To play this game we have to remember we’re pretending to be a computer, so we need to limit ourselves to acting like they do.

Insertion Sort is a simple plan for how to do that. To start with just pop a card and place that onto the sorted pile. From there you do the same thing each turn:

Pop a card from the deck, search the sorted pile to find the right spot for it and put it there.

Selection Sort is basically the opposite plan. Pop one card onto the sorted pile to start, then each turn you’ll search the deck to find the lowest number and pop that then place that on top of the sorted pile.

So Insertion Sort searches the sorted pile each turn, and selection sort searches the deck each turn. You can see that they are basically two sides of the same coin.

Unfortunately, there is another rule: each time you touch any card you incur 1 Cost Point. The goal of the game is actually to incur as little cost as possible. You can probably tell that both of these algorithms are very expensive: with Selection Sort you’re literally touching every card in the deck every turn. That’s something like 50 Cost Points right there for just 10 cards!

Scalability

Now imagine if you had 100 cards numbered from 1 to 100.

That would take forever to sort through. Whereas 10 cards got about 50 cost points for selection sort, with 100 cards you’re over 5,000 cost points!

As the amount of stuff you’re sorting grows it takes longer and longer to sort it.

Some algorithms become really slow, and others barely slow down at all, or even remain at the same speed regardless of how much stuff they’re doing.

We usually refer to how scalable something is by using something called Big O Notation, but that has a few terms, so rather than jumping into the deep end and learning small nuanced differences between terms, I’d just like you to learn the idea of Linear Time, and then understand that other times are either faster or slower than linear time.

When we say something has Linear Time we mean that as the amount of stuff it’s dealing with grows the amount of time the algorithm takes grows proportionally. So if it takes 10 seconds to sort 10 things then it will take 100 seconds to sort 100 things. That’s Linear Time: a 10x increase in the deck size would be a 10x increase in the cost points.
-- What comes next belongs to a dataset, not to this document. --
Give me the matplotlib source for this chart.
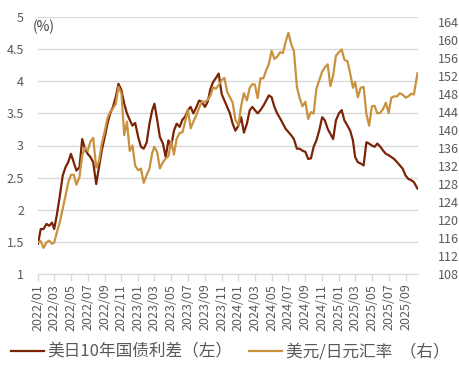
import pandas as pd
import matplotlib
matplotlib.use("Agg")
import matplotlib.pyplot as plt
import matplotlib.dates as mdates
from matplotlib.ticker import FormatStrFormatter

plt.rcParams['font.family'] = ['Noto Sans CJK SC', 'DejaVu Sans']

# sample days in each month (1st, 11th, 21st)
years = [2022, 2023, 2024, 2025]
days = [1, 11, 21]
last_days = ['2025-10-01', '2025-10-14']

# US-Japan 10y yield spread (%), left axis
spread_2022 = [1.47, 1.70, 1.70, 1.78, 1.75, 1.80, 1.70, 1.93, 2.20,
               2.53, 2.66, 2.74, 2.87, 2.74, 2.61, 2.66, 3.10, 2.95,
               2.87, 2.82, 2.74, 2.40, 2.66, 2.92, 3.13, 3.34, 3.50,
               3.60, 3.75, 3.96, 3.86, 3.65, 3.50, 3.40, 3.31, 3.35]
spread_2023 = [3.13, 2.98, 2.95, 3.05, 3.34, 3.55, 3.65, 3.40, 3.13,
               3.03, 2.82, 3.08, 2.98, 3.23, 3.34, 3.29, 3.40, 3.45,
               3.55, 3.60, 3.50, 3.60, 3.70, 3.68, 3.60, 3.68, 3.88,
               3.99, 4.05, 4.12, 3.80, 3.70, 3.60, 3.50, 3.34, 3.23]
spread_2024 = [3.31, 3.44, 3.20, 3.34, 3.55, 3.60, 3.55, 3.50, 3.55,
               3.62, 3.70, 3.78, 3.75, 3.60, 3.50, 3.42, 3.34, 3.26,
               3.21, 3.16, 3.10, 2.95, 2.95, 2.92, 2.90, 2.79, 2.80,
               2.98, 3.08, 3.23, 3.44, 3.39, 3.26, 3.18, 3.10, 3.39]
spread_2025 = [3.50, 3.55, 3.39, 3.31, 3.23, 3.08, 2.82, 2.74, 2.72,
               2.69, 3.05, 3.03, 3.00, 2.98, 3.03, 2.98, 2.92, 2.87,
               2.85, 2.82, 2.79, 2.74, 2.69, 2.64, 2.53, 2.48, 2.46,
               2.43, 2.33]

# USD/JPY, right axis
usdjpy_2022 = [115.0, 115.3, 113.8, 115.0, 115.4, 114.7, 115.0, 117.3, 119.4,
               122.5, 125.3, 128.3, 130.0, 130.0, 127.8, 129.5, 134.3, 136.0,
               135.3, 137.4, 138.2, 131.6, 133.0, 136.8, 139.6, 142.6, 144.0,
               144.7, 145.7, 149.5, 148.0, 138.8, 141.8, 135.3, 136.5, 132.0]
usdjpy_2023 = [131.0, 131.4, 128.2, 130.0, 131.4, 134.9, 136.2, 135.0, 131.4,
               132.8, 133.6, 134.1, 137.5, 134.5, 138.0, 139.3, 139.4, 141.8,
               144.4, 140.3, 141.8, 143.3, 144.9, 146.2, 146.2, 146.6, 147.6,
               149.4, 149.1, 149.9, 151.0, 151.5, 148.4, 147.2, 146.0, 142.2]
usdjpy_2024 = [141.0, 145.3, 148.1, 146.5, 149.3, 150.1, 150.0, 147.0, 151.4,
               151.4, 153.2, 154.6, 157.5, 155.7, 156.2, 157.2, 157.0, 159.5,
               161.5, 159.0, 157.5, 149.5, 147.0, 145.2, 146.2, 142.4, 143.9,
               143.6, 149.1, 150.9, 152.9, 153.8, 154.5, 149.7, 152.0, 156.4]
usdjpy_2025 = [157.2, 157.8, 155.5, 155.2, 152.5, 149.3, 150.6, 147.2, 149.3,
               149.5, 143.5, 140.9, 145.2, 145.3, 143.6, 143.8, 144.6, 146.0,
               143.7, 147.1, 147.4, 147.4, 148.1, 147.8, 147.1, 147.4, 148.0,
               147.8, 152.5]

spread_label = '美日10年国债利差（左）'
usdjpy_label = '美元/日元汇率  （右）'

BROWN = '#7B2305'
GOLD = '#C8923F'
GRID = '#D9D9D9'
TEXT = '#595959'


def build_dates():
    dates = []
    for y in years:
        for m in range(1, 13):
            if y == 2025 and m > 9:
                break
            for d in days:
                dates.append(pd.Timestamp(y, m, d))
    dates += [pd.Timestamp(s) for s in last_days]
    return dates


def make_chart(output_image):
    dates = build_dates()
    spread = spread_2022 + spread_2023 + spread_2024 + spread_2025
    usdjpy = usdjpy_2022 + usdjpy_2023 + usdjpy_2024 + usdjpy_2025

    fig = plt.figure(figsize=(4.6, 3.68), dpi=100)
    ax = fig.add_axes([38 / 460, 1 - 274 / 368, 380 / 460, 257 / 368])
    ax2 = ax.twinx()

    l1, = ax.plot(dates, spread, color=BROWN, lw=1.6, label=spread_label)
    l2, = ax2.plot(dates, usdjpy, color=GOLD, lw=1.6, label=usdjpy_label)

    ax.set_xlim(pd.Timestamp('2022-01-01'), pd.Timestamp('2025-10-16'))
    ax.set_ylim(1, 5)
    ax.set_yticks([1 + 0.5 * i for i in range(9)])
    ax.yaxis.set_major_formatter(FormatStrFormatter('%g'))
    ax.grid(axis='y', color=GRID, lw=1)
    ax.set_axisbelow(True)

    ax2.set_ylim(108, 165)
    ax2.set_yticks(range(108, 165, 4))

    ax.xaxis.set_major_locator(mdates.MonthLocator(bymonth=[1, 3, 5, 7, 9, 11]))
    ax.xaxis.set_major_formatter(mdates.DateFormatter('%Y/%m'))
    ax.tick_params(axis='x', rotation=90, labelsize=9, labelcolor=TEXT,
                   color=GRID, length=5, width=1, pad=2)
    ax.tick_params(axis='y', length=0, labelsize=9, labelcolor=TEXT, pad=10)
    ax2.tick_params(axis='y', length=0, labelsize=9, labelcolor=TEXT, pad=14)

    for a in (ax, ax2):
        for side in ('top', 'left', 'right', 'bottom'):
            a.spines[side].set_visible(False)
    ax.spines['bottom'].set_visible(True)
    ax.spines['bottom'].set_color(GRID)

    fig.text(33 / 460, 1 - 27 / 368, '(%)', fontsize=10, color='#404040',
             va='center', ha='left')

    fig.legend(handles=[l1, l2], loc='center', bbox_to_anchor=(0.5, 1 - 352 / 368),
               ncol=2, frameon=False, fontsize=12, labelcolor=TEXT,
               handlelength=2.0, handletextpad=0.2, columnspacing=1.0)

    fig.savefig(output_image, dpi=100)
    plt.close(fig)


def main():
    make_chart('out.png')


if __name__ == "__main__":
    main()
If we look at Selection Sort, it was at ~50 cost points with 10 cards, then at ~5,000 at 100 cards. So a 10x in the deck size actually multiplied the cost by 100x! That’s much slower than Linear Time.

Most of the time you want something to have Linear Time or faster-than-Linear Time.

But, depending on the problem, that might not be possible. Sorting is usually a little bit slower than Linear Time, for example.

A fast sorting algorithm might instead increase by something like 20x if you increase the size of the deck by 10x for example. That’s not linear — linear would be 10x for 10x — but it’s not so much slower, not nearly the 100x we see with Selection Sort.

It’s important to focus on connecting these ideas to the reasons why they matter. Generally speaking, if you’re talking about a web startup the kindof scalability they’re looking for is to grow their userbase, and so naturally as more people use their website it’ll put more strain on the site. But how much more strain?

If the algorithm grows at much more than a linear rate the site might well crash, or be so slow that people no longer want to use the site.